Alessandro Petti
Dal dolce e
piacevole ‘tempo sospeso’ che caratterizza le nostre vite durante le festività
natalizie e che le divide, con un po’ di fatalità - rispetto ai i nostri
impegni, aspettative, incontri - in un “prima di Natale” e in un “dopo Natale” (quante
volte lo abbiamo infatti ripetuto in questi giorni?), mi ha infine risvegliato la
lettura di un articolo apparso su ‘Repubblica’ di lunedì 11 gennaio, a firma
dello scrittore e giornalista Stefano Bartezzaghi.
L’articolo,
intitolato “Il romanzo dimezzato” e
solo apparentemente ironico, era dedicato ad una collana - denominata “I
distillati” - creata da una casa editrice per lanciare i romanzi più famosi
della letteratura mondiale (i cosiddetti bestseller)
in forma “condensata”. Ognuno di questi
libri - diffuso in edicola al modico prezzo di euro 3,90 – viene cioè non
riassunto, bensì “scorciato” di almeno metà delle sue pagine o anche più, come si
trattasse – scherza Bartezzaghi - di una “mezza porzione” richiesta al
ristorante.
Una collana che,
per di più, promette nella sua presentazione di portarci niente di meno che “al
cuore del romanzo”!
In un’epoca già frettolosa
e compulsiva come la nostra in cui consumiamo e ci viene continuamente fatto
consumare tutto e subito – un po’ come il turismo ‘mordi e fuggi’ senza qualità
che caratterizza quante frettolose visite al Circeo o a Venezia e che poi nulla
lascia in questi posti meravigliosi ricchi di storia, cultura e angoli segreti se
non lattine per terra! –; in un’epoca così, dicevo, se dovessimo “scorciare” e
bruciare subito anche quell’altrettanto meraviglioso ‘tempo’ tutto nostro in
cui - a tarda sera, accesa finalmente la luce sul comodino, o di domenica
seduti rilassati sulla nostra bella poltrona, o costretti a letto da un bel
raffreddore - prendiamo in mano un libro e, leggendo, possiamo finalmente cominciare
a pensare a cose cui non avevamo mai pensato, a esplorare spazi fino ad allora
inesplorati, a farci portare in luoghi dove non eravamo mai stati …, ecco, se
ciò accadesse, avremmo allora perso uno dei più grandi piaceri che si possano
provare.
Perchè l’essenza
della lettura, e della letteratura, sta invece proprio nelle pagine ‘in più’.
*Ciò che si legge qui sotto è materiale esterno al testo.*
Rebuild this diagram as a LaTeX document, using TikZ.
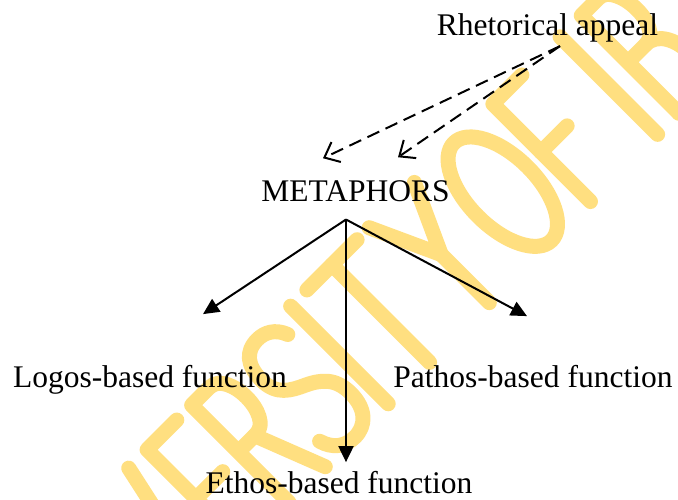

In quelle pagine in più che la lungimirante collana editoriale sopracitata ha
tolto. Perché – come ci dice un altro scrittore, Nicola Lagioia, per arrivare “al
cuore” di noi lettori, per arrivare a parlarci con una tale intimità, i
personaggi dei libri – siano essi il capitano Achab di Moby Dick, Zeno Cosini,
Anna Karenina, o quelli di Proust, di Checov nella ‘Steppa’, etc. - hanno
bisogno di raccontarsi per decine, a volte per centinaia di pagine, passando
per digressioni, apparenti zone oscure,, salti nel passato, “che tutti insieme
fanno però scattare il prodigio grazie a cui i libri, nonostante tutto, sono
ancora circondati di magia”.
Con una
meravigliosa battuta Woody Allen, in un suo film, sintetizza tutto quello che
sto cercando di dire in questo modo: “Ho fatto un corso di lettura veloce, sono
riuscito a finire ‘Guerra e pace’ in venti minuti. Parla della Russia”.
Ma c’è poi anche
un’altra cosa da non fare assolutamente, che riguarda sempre i libri, sia che
vogliate annusarne subito le pagine dopo averli comprati – che piacere incredibile
è a volte quel profumo della loro carta… -, sia che ve li siate scaricati su un
pratico book reader elettronico, che a centinaia ne può contenere.
La descrive così,
questa cosa da evitare, Beniamino Placido, uno dei più brillanti cervelli
letterari, dei più arguti, intelligenti e ironici polemisti e critici che
l’Italia abbia mai avuto (e che ho avuto la fortuna e il privilegio di
conoscere): “Evitiamo possibilmente l’errore di pensare che siamo noi a leggere
i libri. No, sono i libri che leggono noi. Ci conoscono, anche se sono stati
scritti cent’anni fa. Ci scrutano dentro. Ci rivelano”.
“Se qualcuno
chiedesse - ha scritto ancor ‘Ben’, come lo amavano chiamare gli amici – a che
servono i libri, a che servono queste storie improbabili e inutili che
raccontano, bisogna avere la forza di rispondere con cortese fermezza: a
niente. Tutt’al più a comprare il tempo. A vivere - come Sharazàd, la figlia
bella e astuta del visir - mille e una notte in più. E meglio. A nient’altro”.